From Edmund Randolph
Friday 2 o’clock. 21st Feb. 
E. Randolph has the honor of informing the President, that Fauchet, and Petrie have just this moment left him. They brought sealed credentials; but upon my informing them, that an open copy was necessary for me, they will send it instante⟨r⟩.1 I am this instant at dinner; but shall wait upon you immediately after—They make the demand; but I told them, that the requisition must be in writing—They have a writing from the executive council to this effect—I this morning mentioned this subject again to the other gentlemen. But I have directed my messenger to receive orders from Mr Dandridge, whether he is to proceed to summon the other gentlemen to your house immediately—If you approve of this, Mr Dandridge will only say to the Messenger to deliver the message Which I have given him for the other gentlemen.2
1. Jean-Antoine-Joseph Fauchet had recently arrived in the United States to replace Edmond Genet as the French minister plenipotentiary (James McHenry to GW, 18 Feb., and n.2 to that document).
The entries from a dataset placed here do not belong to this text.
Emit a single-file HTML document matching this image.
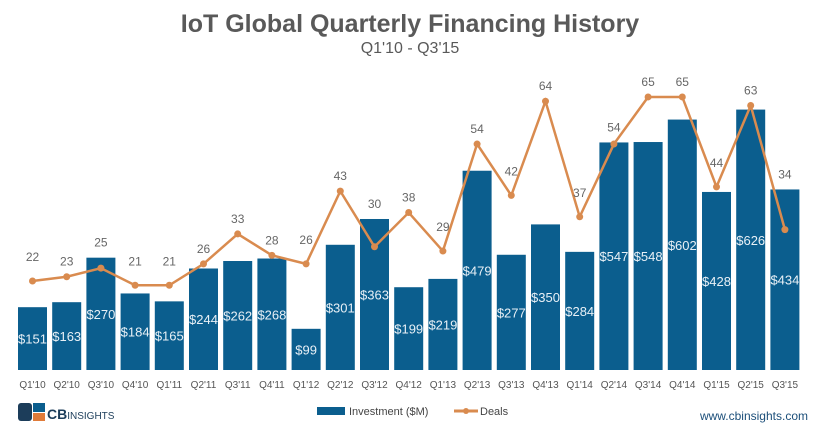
<!DOCTYPE html>
<html><head><meta charset="utf-8"><style>
body{margin:0;background:#fff;font-family:"Liberation Sans",sans-serif}
</style></head><body>
<svg width="820" height="432" xmlns="http://www.w3.org/2000/svg" font-family="Liberation Sans, sans-serif">
<text x="410" y="32" text-anchor="middle" font-size="25" font-weight="bold" fill="#595959">IoT Global Quarterly Financing History</text>
<text x="410" y="53" text-anchor="middle" font-size="16" fill="#595959">Q1'10 - Q3'15</text>
<g id="bars"></g>
<g id="line"></g>
<g id="xaxis"></g>
<g>
<rect x="18" y="403" width="14" height="18" rx="3" fill="#1c3d5a"/>
<rect x="33" y="403" width="12" height="9" fill="#0b5e8e"/>
<rect x="33" y="413" width="12" height="8" fill="#e07b39"/>
<text x="47" y="419" font-size="14" font-weight="bold" fill="#1c3d5a">CB<tspan font-size="10" font-weight="normal">INSIGHTS</tspan></text>
</g>
<g>
<rect x="317" y="407" width="28" height="8" fill="#0b5e8e"/>
<text x="349" y="415" font-size="11" fill="#444">Investment ($M)</text>
<line x1="454" y1="411" x2="478" y2="411" stroke="#d98b4f" stroke-width="3"/>
<circle cx="466" cy="411" r="3" fill="#d98b4f"/>
<text x="480" y="415" font-size="11" fill="#444">Deals</text>
</g>
<text x="808" y="420" text-anchor="end" font-size="12" fill="#1c4f7a">www.cbinsights.com</text>
</svg>
<script>
const categories=["Q1'10","Q2'10","Q3'10","Q4'10","Q1'11","Q2'11","Q3'11","Q4'11","Q1'12","Q2'12","Q3'12","Q4'12","Q1'13","Q2'13","Q3'13","Q4'13","Q1'14","Q2'14","Q3'14","Q4'14","Q1'15","Q2'15","Q3'15"];
const investment=[151,163,270,184,165,244,262,268,99,301,363,199,219,479,277,350,284,547,548,602,428,626,434];
const deals=[22,23,25,21,21,26,33,28,26,43,30,38,29,54,42,64,37,54,65,65,44,63,34];
const NS="http://www.w3.org/2000/svg";
const base=370;
function xc(i){return 32.5+34.2*i;}
function yb(v){return base-v*0.416;}
function yd(v){return 281-(v-22)*4.28;}
function mk(tag,attrs,parent,text){const e=document.createElementNS(NS,tag);for(const k in attrs)e.setAttribute(k,attrs[k]);if(text!==undefined)e.textContent=text;parent.appendChild(e);return e;}
const gb=document.getElementById('bars'),gl=document.getElementById('line'),gx=document.getElementById('xaxis');
investment.forEach((v,i)=>{
 const r=mk('rect',{x:xc(i)-14.5,y:yb(v),width:29,height:base-yb(v),fill:'#0b5e8e'},gb);
 
 
 const t=mk('text',{x:xc(i),y:(yb(v)+base)/2+5,'text-anchor':'middle','font-size':13,fill:'#e8f0f6'},gb,'$'+v);
 
 
 const c=mk('text',{x:xc(i),y:base+18,'text-anchor':'middle','font-size':10,fill:'#555'},gx,categories[i]);
 
 
});
const p=mk('polyline',{points:deals.map((d,i)=>xc(i)+','+yd(d)).join(' '),fill:'none',stroke:'#d98b4f','stroke-width':2.5},gl);


deals.forEach((d,i)=>{
 const c=mk('circle',{cx:xc(i),cy:yd(d),r:3.5,fill:'#d98b4f'},gl);
 
 
 const prev=i>0?deals[i-1]:Infinity,next=i<deals.length-1?deals[i+1]:Infinity;
 const isMin=prev>=d&&next>=d&&(prev>d||next>d);
 const off=isMin?20:11;
 const ly=Math.min(yd(d)-off,yb(investment[i])-11);
 const t=mk('text',{x:xc(i),y:ly,'text-anchor':'middle','font-size':12,fill:'#666'},gl,d);
 
 
});
</script>
</body></html>
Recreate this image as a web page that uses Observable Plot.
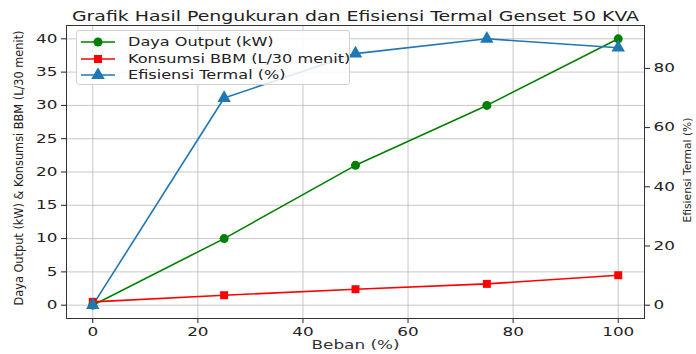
<!DOCTYPE html>
<html><head><meta charset="utf-8">
<script src="https://cdn.jsdelivr.net/npm/d3@7"></script>
<script src="https://cdn.jsdelivr.net/npm/@observablehq/plot@0.6"></script>
<style>
body{margin:0;background:#fff;font-family:"DejaVu Sans",sans-serif}
#wrap{position:relative;width:696px;height:354px}
#legend{position:absolute;left:76px;top:30px;width:274px;height:55px;border:1px solid #d0d0d0;border-radius:3px;background:rgba(255,255,255,0.85);box-sizing:border-box}
.row{position:absolute;left:3px;height:16px;display:flex;align-items:center;font-size:11.5px;color:#222;white-space:nowrap}
.row svg{margin-right:12px;flex:none}
.row span{display:inline-block;transform:scaleX(1.4);transform-origin:left center}
</style>
</head><body><div id="wrap"><div id="legend"></div></div>
<script>
const beban = [0, 25, 50, 75, 100];
const dayaOutput = [0, 10, 21, 30, 40];
const konsumsiBBM = [0.5, 1.5, 2.4, 3.2, 4.5];
const efisiensi = [0, 70, 85, 90, 87];
const xTicks = [0, 20, 40, 60, 80, 100];
const leftTicks = [0, 5, 10, 15, 20, 25, 30, 35, 40];
const rightTicks = [0, 20, 40, 60, 80];
const seriesNames = ["Daya Output (kW)", "Konsumsi BBM (L/30 menit)", "Efisiensi Termal (%)"];
const seriesColors = ["green", "red", "#1f77b4"];
const seriesSymbols = ["circle", "square", "triangle"];
const titleText = "Grafik Hasil Pengukuran dan Efisiensi Termal Genset 50 KVA";
const xLabel = "Beban (%)";
const yLeftLabel = "Daya Output (kW) & Konsumsi BBM (L/30 menit)";
const yRightLabel = "Efisiensi Termal (%)";

// right axis (efficiency) mapped onto left units: matplotlib autoscale ratio
const rightRatio = 99 / 44; // (-4.5..94.5) vs (-2..42)
const toLeft = v => v / rightRatio;

const rows = [];
beban.forEach((b, i) => {
  rows.push({x: b, y: dayaOutput[i], s: 0});
  rows.push({x: b, y: konsumsiBBM[i], s: 1});
  rows.push({x: b, y: toLeft(efisiensi[i]), s: 2});
});

const marks = [
  Plot.gridX(xTicks, {stroke: "#b0b0b0", strokeOpacity: 0.7}),
  Plot.gridY(leftTicks, {stroke: "#b0b0b0", strokeOpacity: 0.7}),
  Plot.axisX(xTicks, {tickSize: 5, tickPadding: 4, fontSize: 12, label: null}),
  Plot.axisY(leftTicks, {anchor: "left", tickSize: 5, tickPadding: 4, fontSize: 12, label: null}),
  Plot.axisY(rightTicks.map(toLeft), {anchor: "right", tickSize: 5, tickPadding: 4, fontSize: 12, label: null,
    tickFormat: d => String(Math.round(d * rightRatio))}),
];
for (const s of [0, 1, 2]) {
  const data = rows.filter(r => r.s === s);
  marks.push(Plot.line(data, {x: "x", y: "y", stroke: seriesColors[s], strokeWidth: 1.6}));
}
for (const s of [1, 0, 2]) {
  const data = rows.filter(r => r.s === s);
  marks.push(Plot.dot(data, {x: "x", y: "y", fill: seriesColors[s], symbol: seriesSymbols[s], r: s === 2 ? 5 : 4.5}));
}
marks.push(Plot.frame({stroke: "#333", strokeWidth: 1}));
marks.push(Plot.text([titleText], {frameAnchor: "top", dy: -14, fontSize: 13.5, fill: "#222"}));
marks.push(Plot.text([xLabel], {frameAnchor: "bottom", dy: 30, fontSize: 12, fill: "#333"}));
marks.push(Plot.text([yLeftLabel], {frameAnchor: "left", textAnchor: "middle", dx: -47, dy: -4, rotate: -90, fontSize: 12, fill: "#222", className: "ylab-left"}));
marks.push(Plot.text([yRightLabel], {frameAnchor: "right", textAnchor: "middle", dx: 43, dy: -2, rotate: -90, fontSize: 11, fill: "#222", className: "ylab-right"}));

const chart = Plot.plot({
  width: 696, height: 354,
  marginLeft: 66, marginRight: 52, marginTop: 25, marginBottom: 36,
  style: {fontFamily: "DejaVu Sans", background: "#fff", color: "#222", fontSize: "12px"},
  x: {domain: [-5, 105]},
  y: {domain: [-2, 42]},
  marks
});
document.getElementById("wrap").prepend(chart);

// mimic the reference's horizontally stretched text
d3.select(chart).selectAll("text").each(function() {
  const t = this;
  const tr = t.getAttribute("transform") || "";
  const inLeft = t.closest(".ylab-left"), inRight = t.closest(".ylab-right");
  if (inLeft) { t.setAttribute("textLength", 275); t.setAttribute("lengthAdjust", "spacingAndGlyphs"); return; }
  if (inRight) { t.setAttribute("textLength", 105); t.setAttribute("lengthAdjust", "spacingAndGlyphs"); return; }
  if (tr.includes("rotate")) return;
  const len = t.getComputedTextLength();
  if (len > 0) { t.setAttribute("textLength", (len * 1.4).toFixed(1)); t.setAttribute("lengthAdjust", "spacingAndGlyphs"); }
});

// legend
const leg = document.getElementById("legend");
seriesNames.forEach((name, i) => {
  const row = document.createElement("div");
  row.className = "row";
  row.style.top = (3 + i * 16.5) + "px";
  const sym = d3.symbol(i === 0 ? d3.symbolCircle : i === 1 ? d3.symbolSquare : d3.symbolTriangle, i === 2 ? 79 : 64)();
  row.innerHTML = `<svg width="36" height="14"><line x1="1" x2="35" y1="7" y2="7" stroke="${seriesColors[i]}" stroke-width="1.6"/><path transform="translate(18,7)" d="${sym}" fill="${seriesColors[i]}"/></svg><span>${name}</span>`;
  leg.appendChild(row);
});
</script>
</body></html>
Jean-Baptiste Petry, a former consul ad interim at Charleston, S.C., 1786–92, and vice-consul at Wilmington, N.C., 1783–86, was to become the new French consul at Philadelphia in place of François Dupont, who died in September 1793 during the yellow fever epidemic in Philadelphia. Both men presented their credentials to GW on 22 Feb., along with Antoine-René-Charles Mathurin de La Forest, who was to be consul general (JPP description begins Dorothy Twohig, ed. The Journal of the Proceedings of the President, 1793–1797. Charlottesville, Va., 1981. description ends , 286). For additional preparations for this meeting, see Randolph to GW, 22 February. For Fauchet’s credentials, see Provisional Executive Council of France to GW, 15 Nov. 1793. Other accompanying letters have not been identified.
2. Randolph’s message for the other members of GW’s cabinet has not been identified.